La bio-intégration est moins répandue et elle est le plus souvent réalisée en conditions de laboratoire. Parmi les leviers les plus avancés, on recense les procédés de production biologiques tels que la production d’anticorps avec des microorganismes (voir article Biologie de synthèse) ainsi que les thérapies anticancéreuses sur la base de cellules immunitaires modifiées. La bio-intégration intervient également dans la production de biocarburants où les microorganismes jouent un rôle central.
Les domaines d’application futurs sont variés. On peut ainsi penser à des bactéries génétiquement modifiées qui exécuteraient des processus industriels en consommant moins d’énergie qu’aujourd’hui. Déployés comme biocapteurs dans l’environnement ou en médecine, les microorganismes pourraient ainsi enregistrer une teneur en CO2, ou mesurer d’autres variables, et les afficher. Dans le domaine de l’architecture, des systèmes vivants pourraient être intégrés aux structures du bâtiment, leur permettant ainsi de percevoir l’environnement et d’y réagir. D’une manière générale, les systèmes vivants produits artificiellement peuvent prendre une fonction auparavant assurée sur une base chimique; cela est intéressant en médecine mais aussi pour des produits et des processus durables.
Les applications futures offrent des leviers importants pour les entreprises et la société: les processus industriels se modularisent, s’ajustent plus facilement aux besoins, promettent une meilleure efficacité énergétique, une réintroduction plus simple des matériaux dans les cycles naturels et, globalement, une durabilité accrue des produits. Avant de parvenir à la commercialisation, de nombreux travaux de recherche seront nécessaires pour lesquels la Suisse, forte de son interdisciplinarité, est très bien positionnée.

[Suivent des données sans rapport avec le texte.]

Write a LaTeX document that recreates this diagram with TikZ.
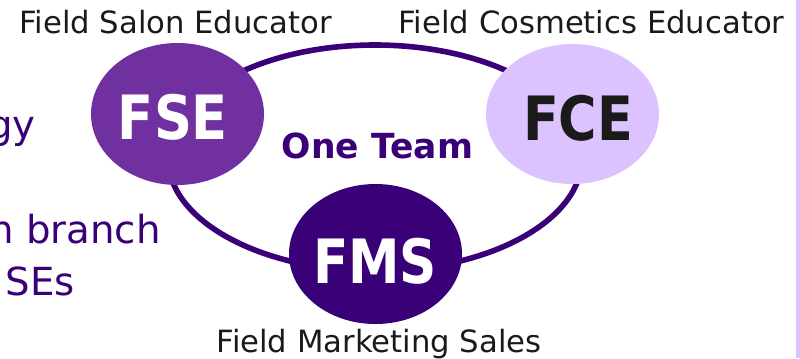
\documentclass[tikz,border=0pt]{standalone}
\usepackage{fontspec}
\setmainfont{DejaVu Sans}
\usepackage{graphicx}
\usetikzlibrary{shapes.geometric}
\definecolor{fsecol}{HTML}{7030A0}
\definecolor{fmscol}{HTML}{3A0078}
\definecolor{lav}{HTML}{DCC3FF}
\definecolor{txtdark}{HTML}{1A1A1A}
\tikzset{
  blob/.style={ellipse, inner sep=0pt, outer sep=0pt, minimum width=129.75pt, minimum height=105pt},
  biglabel/.style={inner sep=0pt, anchor=base, font=\bfseries},
  rolelabel/.style={inner sep=0pt, anchor=base, text=txtdark, font=\fontsize{23}{27}\selectfont},
  sidetext/.style={inner sep=0pt, anchor=base east, text=fmscol, font=\fontsize{29}{34}\selectfont},
  ringline/.style={draw=fmscol, line width=4.2pt}
}
\begin{document}
\begin{tikzpicture}[x=0.75pt,y=-0.75pt]
\useasboundingbox (0,0) rectangle (800,358);
\fill[white] (0,0) rectangle (800,358);
\fill[lav] (796,0) rectangle (800,358);
% ring
\node[ringline, ellipse, inner sep=0pt, minimum width=310.5pt, minimum height=169.5pt] (ring) at (375,158) {};
% side texts (cut by the left edge)
\node[sidetext] (t1) at (36,138) {gy};
\node[sidetext] (t2) at (161,243) {n branch};
\node[sidetext] (t3) at (75,295) {SEs};
% circles
\node[blob, fill=fsecol, minimum height=106.5pt] (fse) at (177.5,114) {};
\node[blob, fill=lav] (fce) at (572.5,114) {};
\node[blob, fill=fmscol] (fms) at (375.5,254) {};
% big labels
\node[biglabel, text=white] (fsetext) at (173,139) {\resizebox{82.5pt}{34pt}{FSE}};
\node[biglabel, text=txtdark] (fcetext) at (578,140) {\resizebox{82.5pt}{34pt}{FCE}};
\node[biglabel, text=white] (fmstext) at (375,283) {\resizebox{93pt}{34pt}{FMS}};
% one team
\node[biglabel, text=fmscol] (team) at (377.5,158) {\resizebox{143.25pt}{!}{\fontsize{25}{30}\selectfont One Team}};
% role labels
\node[rolelabel] (fselab) at (175.5,33) {Field Salon Educator};
\node[rolelabel] (fcelab) at (591.5,33) {Field Cosmetics Educator};
\node[rolelabel] (fmslab) at (379,352) {Field Marketing Sales};
\end{tikzpicture}
\end{document}
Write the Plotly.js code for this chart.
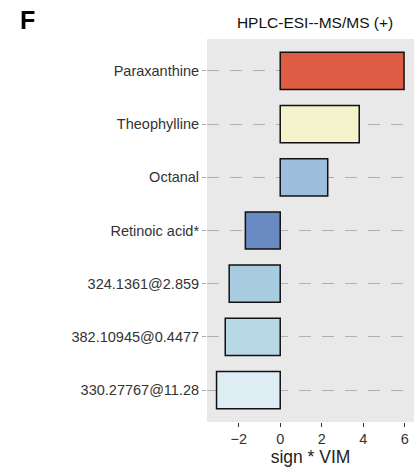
<!DOCTYPE html>
<html><head><meta charset="utf-8">
<script src="https://cdn.plot.ly/plotly-3.0.1.min.js"></script>
<style>html,body{margin:0;padding:0;background:#fff;}#chart{width:414px;height:467px;}</style>
</head><body><div id="chart"></div>
<script>
const compounds = ["Paraxanthine","Theophylline","Octanal","Retinoic acid*","324.1361@2.859","382.10945@0.4477","330.27767@11.28"];
const signVIM = [5.97, 3.81, 2.29, -1.68, -2.46, -2.65, -3.07];
const barColors = ["#df5c44","#f5f3cc","#9dbedc","#6a8ac3","#a8cbe0","#b9d8e6","#ddedf3"];
const xTicks = [-2, 0, 2, 4, 6];

const trace = {
  type: 'bar', orientation: 'h',
  x: signVIM, y: compounds,
  width: 0.7,
  marker: {color: barColors, line: {color: '#111', width: 1.5}},
  hoverinfo: 'x+y'
};
const layout = {
  width: 414, height: 467,
  margin: {l: 207, r: 0, t: 39, b: 45},
  paper_bgcolor: '#fff', plot_bgcolor: '#e9e9e9',
  font: {family: 'Liberation Sans, Arial, sans-serif', color: '#333', size: 14.5},
  title: {text: 'HPLC-ESI--MS/MS (+)', x: 0.761, xanchor: 'center', y: 0.951, yanchor: 'middle',
          font: {size: 15.5, color: '#111'}},
  showlegend: false,
  xaxis: {range: [-3.53, 6.45], tickvals: xTicks, ticktext: xTicks.map(v => v < 0 ? '\u2212' + Math.abs(v) : String(v)),
          showgrid: false, zeroline: false, ticks: 'outside', ticklen: 4, tickwidth: 1, tickcolor: '#333',
          tickfont: {size: 14.5, color: '#333'},
          title: {text: 'sign * VIM', font: {size: 17.5, color: '#222'}, standoff: 2}},
  yaxis: {type: 'category', range: [6.6, -0.6], showgrid: true, gridcolor: '#b0b0b0', gridwidth: 1,
          griddash: '12px,11px', zeroline: false, ticks: 'outside', ticklen: 4, tickcolor: '#aaa',
          tickfont: {size: 14.5, color: '#333'}},
  annotations: [{text: '<b>F</b>', xref: 'paper', yref: 'paper', x: -0.913, y: 1.0, xanchor: 'left', yanchor: 'bottom',
                 yshift: 3, showarrow: false, font: {size: 25, color: '#000', family: 'Liberation Sans, Arial, sans-serif'}}]
};
Plotly.newPlot('chart', [trace], layout, {staticPlot: true, displayModeBar: false});
</script></body></html>
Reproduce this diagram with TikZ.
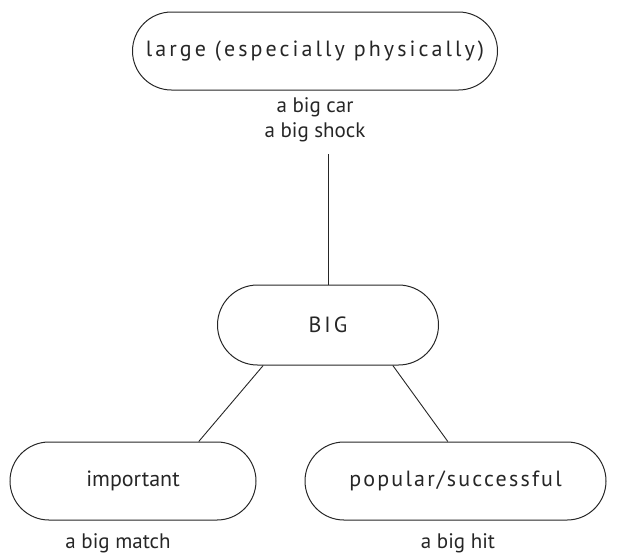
\documentclass[tikz,border=0pt]{standalone}
\usepackage{fontspec}
\setmainfont{PT Sans}
\usetikzlibrary{shapes.misc}
\newcommand{\spaced}[2]{{\addfontfeatures{LetterSpace=#1}#2}}
\begin{document}
\begin{tikzpicture}[x=1pt,y=-1pt,
  sense/.style={draw=black!85, line width=1pt, rounded rectangle, inner sep=0pt, font=\fontsize{22}{26}\selectfont, text=black!85},
  example/.style={font=\fontsize{21}{25}\selectfont, align=center, text=black!85, inner sep=0pt},
  link/.style={draw=black!85, line width=0.9pt}]
\useasboundingbox (0,0) rectangle (620,555);
\node[sense, minimum width=365pt, minimum height=78pt] (large) at (315,51) {\spaced{14}{large (especially physically)}};
\node[example] (largeex) at (315,120) {a big car\\a big shock};
\node[sense, minimum width=221pt, minimum height=80pt] (big) at (328,325) {\spaced{14}{BIG}};
\node[sense, minimum width=246pt, minimum height=78pt] (important) at (133,481) {important};
\node[sense, minimum width=301pt, minimum height=78pt] (popular) at (455.5,481) {\spaced{10}{popular/successful}};
\node[example] (importantex) at (118,543) {a big match};
\node[example] (popularex) at (458,543) {a big hit};
\coordinate (topend) at (328,154);
\draw[link] (topend) -- (big.north -| topend);
\draw[link] (big.212) -- (important.31);
\draw[link] (big.-32) -- (popular.101);
\end{tikzpicture}
\end{document}
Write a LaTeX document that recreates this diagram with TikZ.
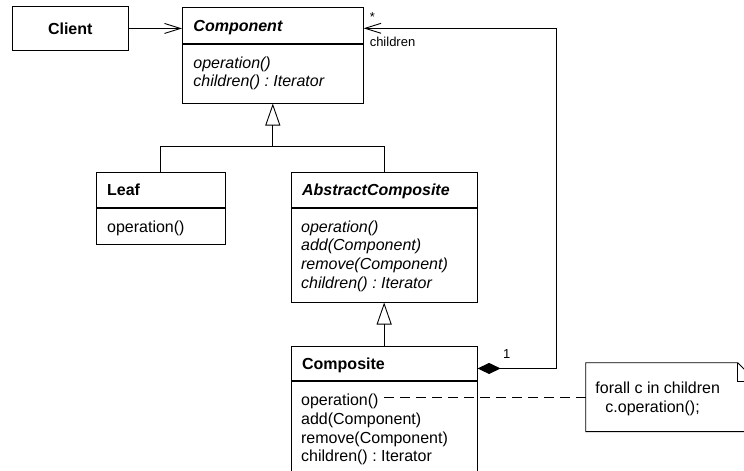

Cependant de nombreux obstacles techniques barrent encore la voie vers les opportunités évoquées. Les systèmes vivants continuent d’évoluer et s’adaptent à leur environnement; parvenir à des processus stables et reproductibles constituera un défi majeur. De plus, les systèmes vivants peuvent être contaminés et ils nécessitent du temps et de la place, ce qui devrait rendre les processus plus coûteux. Autre difficulté, les interfaces entre les systèmes vivants et les systèmes classiques, dans les bâtiments par exemple. On peut dire que les possibilités offertes par la création de systèmes vivants sont aussi des défis.
L’adoption de systèmes mixtes dans la nature et dans le corps exigera de peser prudemment le pour et le contre, car les systèmes vivants sont implantés à des endroits où ils ne sont pas présents naturellement. Des effets inattendus pourraient en découler, ce qui appelle un contrôle strict, notamment dans la phase initiale. De plus, la construction de systèmes de synthèse qui sont totalement fonctionnels et qui imitent des neurones n’est pas sans soulever de questions éthiques. L’utilisation d’organismes génétiquement modifiés est fortement réglementée en Europe, ce qui empêche les débordements, mais limite également les possibilités.
Des initiatives d’envergure, comme ALIVE à l’ETH Zurich et le Pôle de recherche national Matériaux bio-inspirés impliquent des acteur·rice·s académiques et industriel·le·s de toute la Suisse et sont bien placées pour relever les défis techniques à venir. Il est primordial que cette question apparaisse sur le radar des instances de décision politiques, quand bien même l’action politique est encore loin d’être à l’ordre du jour.